Grassroots Coalition Crafts Action Plan for Lower East Side Cycling

A survey conducted by Lower East Side coalition Local Spokes found a widespread desire to own bikes but significant obstacles that need to be addressed.

After a year and a half of grassroots activism, last week the Lower East Side’s Local Spokes coalition released a wide-ranging action plan to improve cycling in the neighborhood [PDF]. The plan includes both actions that Local Spokes member organizations plan to undertake, like developing a bicycle safety curriculum for area residents and organizing businesses to provide bike parking, and those they intend to lobby the city for, such as more bike-share stations and better bike parking in NYCHA buildings.

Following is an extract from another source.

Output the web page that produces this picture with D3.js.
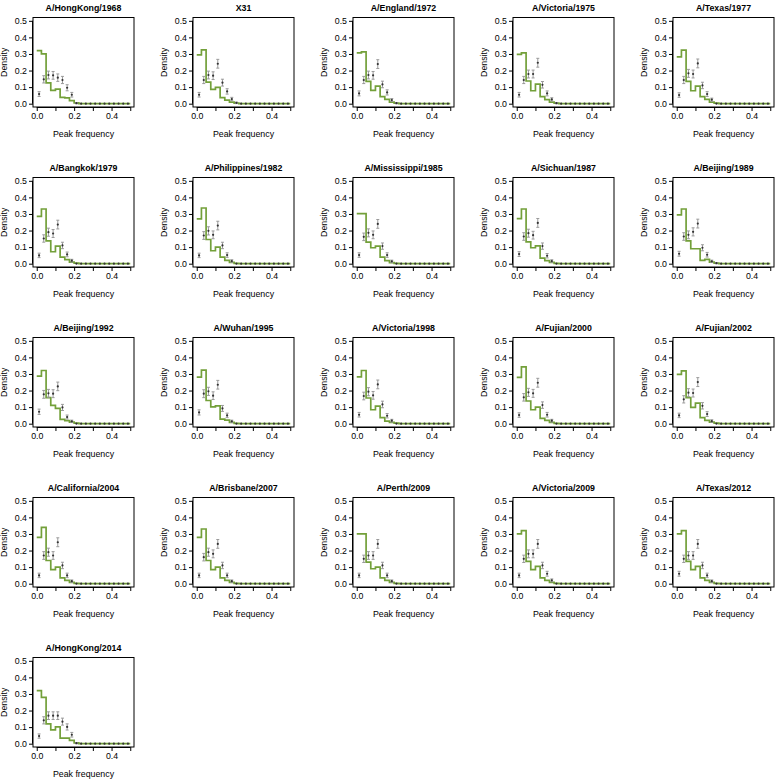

The Local Spokes coalition includes some of the neighborhood’s deep-rooted community organizations, like Asian Americans for Equality and Good Old Lower East Side, as well as issue-focused groups like Transportation Alternatives. Together, they developed a plan to improve conditions for cycling in the neighborhood based on sustained grassroots organizing, including a 1,200 person survey, eight public visioning meetings and a team of youth ambassadors who combed the neighborhood.

“Local Spokes’ Neighborhood Action Plan is the culmination of close to two years of community engagement and planning,” said AAFE Director of Community Building and Organizing Douglas Nam Le. “As a next step we will be working with resident groups, elected officials, city agencies, and ally organizations to build support around the plan, and to work with partners to implement key recommendations.”

Based on Local Spokes’ research, there’s substantial latent demand for cycling among low-income residents of the economically diverse neighborhood. Low-income residents possessed bikes at a lower rate than others surveyed by the coalition, but expressed more interest in bike ownership than any other group. They also lived farther from transit stops. Cost, ability to ride safely, and storage space were all identified as obstacles to owning bikes.

To help would-be cyclists get around the neighborhood more easily, the coalition has a slew of recommendations. On each issue, they’re also willing to put some skin in the game. Local Spokes wants the city to increase the number of bike racks in the neighborhood by 20 percent, for example, and include up to five new on-street bike corrals — and they promise to find the bike-friendly businesses needed to maintain those corrals.

Similarly, Local Spokes calls for more bike-share stations to be located along the East River waterfront, where transit is furthest and incomes are lowest. At the same time, the coalition volunteers to provide multi-lingual bike-share outreach as the system rolls out.

The report is filled with solid, neighborhood-specific suggestions. It urges one NYCHA development to pilot the creation of an indoor bike parking facility, important in a neighborhood often starved for space. On the other side of the commute, Local Spokes calls on the city to implement the Department of City Planning’s suggestions for improving bike/transit connections with parking around subway stations.

“By working locally, welcoming complexity, and allowing for a process to be led by the readiness of a community, Local Spokes has created a model that demonstrates just how efficient and effective community driven change-making can be,” said Pasqualina Azzarello, the executive director of coalition member Recycle-a-Bicycle.

Other topics covered include traffic enforcement, wayfinding signs, and public bike repairs. For the most dangerous streets in the neighborhood, like the Bowery and Houston Street, the coalition suggests that working groups be formed similar to the one that advocated for and won Delancey Street safety improvements.

Le said that local elected officials were “pretty supportive” as Local Spokes developed its plan. The coalition is now returning to those politicians with the completed proposal.